More than Just a Hedge

Hedging is something we get asked about on a very regular basis, specifically, what hedge will give privacy but doesn’t need much maintenance and won’t cost a fortune. These things are actually contradictory because if a hedge gives you the best privacy at the least cost, then it is fast growing, so will need more trimming to keep it at the required height.

The cheapest evergreen option is usually Common Laurel, as it grows fast and provides great privacy. However, the cons are that it can grow very wide, taking up space in the garden and it will need cutting twice annually to keep it in shape. Portuguese Laurel is easier to maintain but doesn’t grow as fast, so tends to be more expensive.


Beech hedging is a popular choice as it is the least expensive of the household hedges, is very slow growing and semi-deciduous. It will lose most of its leaves in the first year but will then retain a good percentage of its copper leaves through subsequent Autumn / Winters.

Hedging comes in such a wide variety of sizes these days from the smaller 2-3 feet options (smaller again for things like box hedging which regularly comes in sizes as small as 8-10 inches) right through to some amazing plants for screening, privacy and instant maturity at 8-10 feet tall.

These more mature sizes of hedging are where we have really made our name and become specialists in. We always hold a range of hedging up to 8 feet tall and usually have several options bigger than that again, providing instant cover, privacy and screening when you need it.

Mature hedging can create a strong framework for the garden, so that it looks good in midwinter and provides an attractive background to carry the colours of your spring and summer garden. As well as providing structure to the garden, and creating a more attractive boundary than a brick wall, hedging provides a sanctuary for wildlife and particularly nesting birds.

Planting a mature instant hedge has numerous benefits, not least the fact that we have taken the time to grow the hedge, so you don’t have to.
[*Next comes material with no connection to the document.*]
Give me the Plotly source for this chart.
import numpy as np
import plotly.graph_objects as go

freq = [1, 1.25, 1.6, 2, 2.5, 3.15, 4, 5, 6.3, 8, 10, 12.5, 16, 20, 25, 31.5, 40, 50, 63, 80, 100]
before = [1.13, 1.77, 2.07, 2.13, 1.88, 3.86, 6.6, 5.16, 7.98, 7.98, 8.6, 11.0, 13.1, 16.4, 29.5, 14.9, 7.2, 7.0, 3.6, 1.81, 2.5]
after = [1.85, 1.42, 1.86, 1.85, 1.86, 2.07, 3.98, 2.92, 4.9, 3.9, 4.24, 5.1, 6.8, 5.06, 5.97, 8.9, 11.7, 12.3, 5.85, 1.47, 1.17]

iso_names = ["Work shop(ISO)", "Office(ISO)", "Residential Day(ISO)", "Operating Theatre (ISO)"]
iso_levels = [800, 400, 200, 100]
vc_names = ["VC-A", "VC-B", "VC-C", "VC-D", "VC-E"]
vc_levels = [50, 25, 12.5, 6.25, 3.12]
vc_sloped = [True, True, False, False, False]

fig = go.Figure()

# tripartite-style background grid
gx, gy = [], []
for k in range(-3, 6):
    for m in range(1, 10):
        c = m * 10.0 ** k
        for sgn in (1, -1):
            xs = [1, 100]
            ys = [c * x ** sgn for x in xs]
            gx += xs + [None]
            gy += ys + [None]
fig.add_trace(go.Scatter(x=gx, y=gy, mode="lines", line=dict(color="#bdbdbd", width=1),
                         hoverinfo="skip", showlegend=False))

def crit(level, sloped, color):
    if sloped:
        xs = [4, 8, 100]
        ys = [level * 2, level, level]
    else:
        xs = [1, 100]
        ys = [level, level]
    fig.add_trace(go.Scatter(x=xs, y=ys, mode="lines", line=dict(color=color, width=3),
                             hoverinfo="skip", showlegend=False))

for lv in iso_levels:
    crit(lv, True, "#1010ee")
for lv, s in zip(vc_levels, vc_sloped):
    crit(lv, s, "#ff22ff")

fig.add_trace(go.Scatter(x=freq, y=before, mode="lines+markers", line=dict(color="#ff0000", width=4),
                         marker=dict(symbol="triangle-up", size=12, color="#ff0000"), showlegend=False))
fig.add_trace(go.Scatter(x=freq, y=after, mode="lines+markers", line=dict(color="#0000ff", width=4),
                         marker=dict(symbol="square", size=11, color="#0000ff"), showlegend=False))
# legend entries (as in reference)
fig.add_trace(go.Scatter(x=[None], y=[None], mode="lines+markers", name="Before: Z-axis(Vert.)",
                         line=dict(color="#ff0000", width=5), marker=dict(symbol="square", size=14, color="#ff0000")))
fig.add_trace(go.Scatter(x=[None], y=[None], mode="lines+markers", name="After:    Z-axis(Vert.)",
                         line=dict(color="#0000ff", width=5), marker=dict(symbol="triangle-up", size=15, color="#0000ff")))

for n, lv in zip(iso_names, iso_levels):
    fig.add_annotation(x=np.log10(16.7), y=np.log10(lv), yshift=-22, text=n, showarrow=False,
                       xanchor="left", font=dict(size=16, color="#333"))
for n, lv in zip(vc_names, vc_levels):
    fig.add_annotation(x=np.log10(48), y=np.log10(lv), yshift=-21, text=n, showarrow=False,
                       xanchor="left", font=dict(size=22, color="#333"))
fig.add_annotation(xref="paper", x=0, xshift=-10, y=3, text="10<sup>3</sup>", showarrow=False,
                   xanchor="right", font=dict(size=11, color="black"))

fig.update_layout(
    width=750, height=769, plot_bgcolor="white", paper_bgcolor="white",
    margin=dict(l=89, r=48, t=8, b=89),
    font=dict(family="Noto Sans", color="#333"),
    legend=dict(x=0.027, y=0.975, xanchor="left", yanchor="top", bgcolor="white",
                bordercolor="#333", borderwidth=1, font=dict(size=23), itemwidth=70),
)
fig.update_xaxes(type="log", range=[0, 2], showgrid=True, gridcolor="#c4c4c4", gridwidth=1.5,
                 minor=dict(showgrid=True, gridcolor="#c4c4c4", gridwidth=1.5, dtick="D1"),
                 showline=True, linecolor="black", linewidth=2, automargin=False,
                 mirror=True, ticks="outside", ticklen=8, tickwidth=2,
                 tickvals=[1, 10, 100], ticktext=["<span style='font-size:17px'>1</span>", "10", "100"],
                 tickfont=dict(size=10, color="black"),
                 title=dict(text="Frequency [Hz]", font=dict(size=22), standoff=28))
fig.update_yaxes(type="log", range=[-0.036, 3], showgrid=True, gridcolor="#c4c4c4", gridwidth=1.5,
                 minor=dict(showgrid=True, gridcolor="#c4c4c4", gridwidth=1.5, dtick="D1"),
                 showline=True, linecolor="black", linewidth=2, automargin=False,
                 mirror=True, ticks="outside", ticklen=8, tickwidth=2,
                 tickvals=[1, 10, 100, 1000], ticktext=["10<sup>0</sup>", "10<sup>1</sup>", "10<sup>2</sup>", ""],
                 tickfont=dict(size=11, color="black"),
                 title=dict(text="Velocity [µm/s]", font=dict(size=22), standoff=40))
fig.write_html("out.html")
As well as providing privacy and screening, it will create shelter on your site, reducing wind strength better than a solid barrier and lowering noise levels from roads or neighbours.

A prickly hedge is a great intruder deterrent, increasing security on your property. Pyracantha, Holly and Berberis are great specimens for this. Deciduous hedging encourages beauty and interest from seasonal changes and scented hedging, like Evergreen Jasmine adds another element to the garden that will compliment other plants.
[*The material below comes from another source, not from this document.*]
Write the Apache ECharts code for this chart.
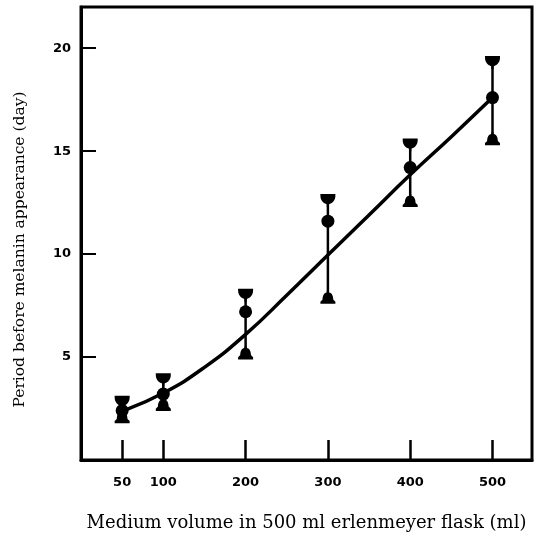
<!DOCTYPE html>
<html>
<head>
<meta charset="utf-8">
<script src="https://cdn.jsdelivr.net/npm/echarts@6/dist/echarts.min.js"></script>
<style>html,body{margin:0;padding:0;background:#fff;}#c{width:540px;height:537px;}</style>
</head>
<body>
<div id="c"></div>
<script>
// Data
var volumes = [50, 100, 200, 300, 400, 500];
var meanDays = [2.4, 3.2, 7.2, 11.6, 14.2, 17.6];
var upperDays = [2.8, 3.9, 8.0, 12.6, 15.3, 19.3];
var lowerDays = [2.1, 2.7, 5.2, 7.9, 12.6, 15.6];
var curveX = [55, 100, 150, 200, 250, 300, 350, 400, 450, 500];
var curveY = [2.45, 3.25, 4.5, 6.1, 8.0, 9.95, 11.9, 13.85, 15.7, 17.6];
var xTickLabels = [50, 100, 200, 300, 400, 500];
var yTickLabels = [5, 10, 15, 20];

var cupPath = 'path://M0,0 L14,0 L14,1.6 C14,6 11,8.5 8,9.5 L8,12 L6,12 L6,9.5 C3,8.5 0,6 0,1.6 Z';
var bellPath = 'path://M6,0 L8,0 L8,1.5 C11,2 12,5 12,8 L14,10 L14,12 L0,12 L0,10 L2,8 C2,5 3,2 6,1.5 Z';

var chart = echarts.init(document.getElementById('c'), null, {renderer: 'canvas'});
var serif = 'DejaVu Serif';
chart.setOption({
  animation: false,
  backgroundColor: '#fff',
  grid: {left: 81, right: 8, top: 7, bottom: 76, show: true, borderColor: '#000', borderWidth: 3, backgroundColor: 'transparent'},
  xAxis: {
    type: 'value', min: 0, max: 548,
    name: 'Medium volume in 500 ml erlenmeyer flask (ml)',
    nameLocation: 'middle', nameGap: 54,
    nameTextStyle: {fontFamily: serif, fontSize: 18, color: '#000'},
    axisLine: {show: true, lineStyle: {color: '#000', width: 3}},
    axisTick: {show: true, inside: true, length: 20, lineStyle: {color: '#000', width: 2.5}, customValues: xTickLabels},
    axisLabel: {customValues: xTickLabels, margin: 16, fontFamily: 'DejaVu Sans', fontWeight: 'bold', fontSize: 13, color: '#000'},
    splitLine: {show: false}
  },
  yAxis: {
    type: 'value', min: 0, max: 22,
    name: 'Period before melanin appearance (day)',
    nameLocation: 'middle', nameGap: 53,
    nameTextStyle: {fontFamily: serif, fontSize: 15.5, color: '#000', padding: [0, 32, 0, 0]},
    axisLine: {show: true, lineStyle: {color: '#000', width: 3}},
    axisTick: {show: true, inside: true, length: 15, lineStyle: {color: '#000', width: 2}, customValues: yTickLabels},
    axisLabel: {customValues: yTickLabels, margin: 10, fontFamily: 'DejaVu Sans', fontWeight: 'bold', fontSize: 13, color: '#000'},
    splitLine: {show: false}
  },
  series: [
    {
      type: 'line', smooth: true, showSymbol: false, z: 2,
      data: curveX.map(function (x, i) { return [x, curveY[i]]; }),
      lineStyle: {color: '#000', width: 3.5}
    },
    {
      type: 'custom', z: 3,
      data: volumes.map(function (x, i) { return [x, lowerDays[i], upperDays[i]]; }),
      renderItem: function (params, api) {
        var p1 = api.coord([api.value(0), api.value(1)]);
        var p2 = api.coord([api.value(0), api.value(2)]);
        return {type: 'line', shape: {x1: p1[0], y1: p1[1], x2: p2[0], y2: p2[1]}, style: {stroke: '#000', lineWidth: 2.5}};
      }
    },
    {
      type: 'scatter', z: 4, symbol: cupPath, symbolSize: [15, 13],
      data: volumes.map(function (x, i) { return [x, upperDays[i]]; }),
      itemStyle: {color: '#000', opacity: 1}
    },
    {
      type: 'scatter', z: 4, symbol: bellPath, symbolSize: [15, 13],
      data: volumes.map(function (x, i) { return [x, lowerDays[i]]; }),
      itemStyle: {color: '#000', opacity: 1}
    },
    {
      type: 'scatter', z: 5, symbol: 'circle', symbolSize: 13,
      data: volumes.map(function (x, i) { return [x, meanDays[i]]; }),
      itemStyle: {color: '#000', opacity: 1}
    }
  ]
});
</script>
</body>
</html>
Cotoneaster and Blackthorn hedging is particularly attractive for wildlife, as they provide food and shelter for a wide variety of native insects, birds and mammals. A mature hedge is far more economical in the long term than fencing and brick work, it will provide greater weather resistance over time and is more durable as hedges can last for hundreds of years.

Regardless of the type of hedge you decide to go for, it is important to keep a careful maintenance routine in mind. While soil should be kept adequately wet from Spring to Autumn, watering during winter is not usually required unless the hedge is evergreen and there have been long periods with little or no rainfall.
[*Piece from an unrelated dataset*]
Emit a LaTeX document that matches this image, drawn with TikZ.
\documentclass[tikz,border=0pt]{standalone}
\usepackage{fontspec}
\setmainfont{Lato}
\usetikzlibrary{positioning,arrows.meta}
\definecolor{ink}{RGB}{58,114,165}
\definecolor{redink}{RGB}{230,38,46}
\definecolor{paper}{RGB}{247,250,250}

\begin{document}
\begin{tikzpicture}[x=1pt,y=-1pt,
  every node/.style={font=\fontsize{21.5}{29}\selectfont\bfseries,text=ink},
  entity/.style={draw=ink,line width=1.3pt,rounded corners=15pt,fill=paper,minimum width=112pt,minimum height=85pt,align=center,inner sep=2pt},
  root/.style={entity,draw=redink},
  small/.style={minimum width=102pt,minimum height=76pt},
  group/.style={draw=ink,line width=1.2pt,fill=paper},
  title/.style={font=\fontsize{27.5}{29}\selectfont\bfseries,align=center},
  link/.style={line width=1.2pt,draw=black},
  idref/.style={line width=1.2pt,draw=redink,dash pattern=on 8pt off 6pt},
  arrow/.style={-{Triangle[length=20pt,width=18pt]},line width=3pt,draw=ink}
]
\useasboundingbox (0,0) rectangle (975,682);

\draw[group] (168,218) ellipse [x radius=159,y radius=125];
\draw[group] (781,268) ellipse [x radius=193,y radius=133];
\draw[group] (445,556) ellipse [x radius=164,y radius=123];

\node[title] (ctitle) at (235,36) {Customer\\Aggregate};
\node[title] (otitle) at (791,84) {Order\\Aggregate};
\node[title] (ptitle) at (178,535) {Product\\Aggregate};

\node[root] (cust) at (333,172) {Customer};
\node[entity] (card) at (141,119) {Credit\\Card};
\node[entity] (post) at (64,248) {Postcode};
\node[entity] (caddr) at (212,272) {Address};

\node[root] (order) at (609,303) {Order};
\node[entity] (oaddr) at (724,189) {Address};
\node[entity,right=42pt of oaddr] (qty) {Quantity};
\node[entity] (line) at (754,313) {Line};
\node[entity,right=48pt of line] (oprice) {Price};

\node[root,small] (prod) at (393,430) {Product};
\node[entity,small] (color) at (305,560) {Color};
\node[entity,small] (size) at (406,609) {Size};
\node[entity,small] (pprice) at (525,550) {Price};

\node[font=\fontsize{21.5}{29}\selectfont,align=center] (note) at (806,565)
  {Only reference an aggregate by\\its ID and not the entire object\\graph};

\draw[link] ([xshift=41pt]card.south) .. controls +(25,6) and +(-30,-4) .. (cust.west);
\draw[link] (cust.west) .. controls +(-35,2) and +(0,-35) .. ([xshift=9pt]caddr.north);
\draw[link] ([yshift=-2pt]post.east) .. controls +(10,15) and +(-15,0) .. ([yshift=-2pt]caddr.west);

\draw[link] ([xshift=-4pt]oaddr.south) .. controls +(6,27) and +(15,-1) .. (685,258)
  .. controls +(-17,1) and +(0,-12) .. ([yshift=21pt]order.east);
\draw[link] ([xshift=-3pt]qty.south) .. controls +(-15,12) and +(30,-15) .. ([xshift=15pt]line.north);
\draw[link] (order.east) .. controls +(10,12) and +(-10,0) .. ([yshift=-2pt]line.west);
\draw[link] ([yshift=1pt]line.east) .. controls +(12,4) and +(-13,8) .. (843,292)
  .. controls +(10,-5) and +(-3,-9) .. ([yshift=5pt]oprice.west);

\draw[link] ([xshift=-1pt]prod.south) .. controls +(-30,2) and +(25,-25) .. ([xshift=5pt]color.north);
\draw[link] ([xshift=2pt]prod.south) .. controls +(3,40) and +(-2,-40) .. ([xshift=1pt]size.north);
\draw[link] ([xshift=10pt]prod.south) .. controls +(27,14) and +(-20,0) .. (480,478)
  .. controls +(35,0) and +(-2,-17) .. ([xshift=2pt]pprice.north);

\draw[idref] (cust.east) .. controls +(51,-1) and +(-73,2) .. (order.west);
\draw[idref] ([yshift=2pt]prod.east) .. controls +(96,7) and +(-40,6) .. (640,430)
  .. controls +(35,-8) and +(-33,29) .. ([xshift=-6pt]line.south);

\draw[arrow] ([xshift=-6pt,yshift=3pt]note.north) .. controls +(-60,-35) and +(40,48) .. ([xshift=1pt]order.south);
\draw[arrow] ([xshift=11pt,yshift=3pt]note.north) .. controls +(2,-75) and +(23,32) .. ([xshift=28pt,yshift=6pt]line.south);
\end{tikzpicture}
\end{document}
At this time of year, feeding your hedge is not necessary, save the fertiliser until after Saint Patrick’s Day when it will get the best benefits from the feed. The best time of year to prune a hedge depends on the type of plant. If the plant buds in the early spring, it can be trimmed late summer. If it blooms in late spring, then later in the autumn or winter will be better. For non-flowering hedges, pruning can take place in the autumn.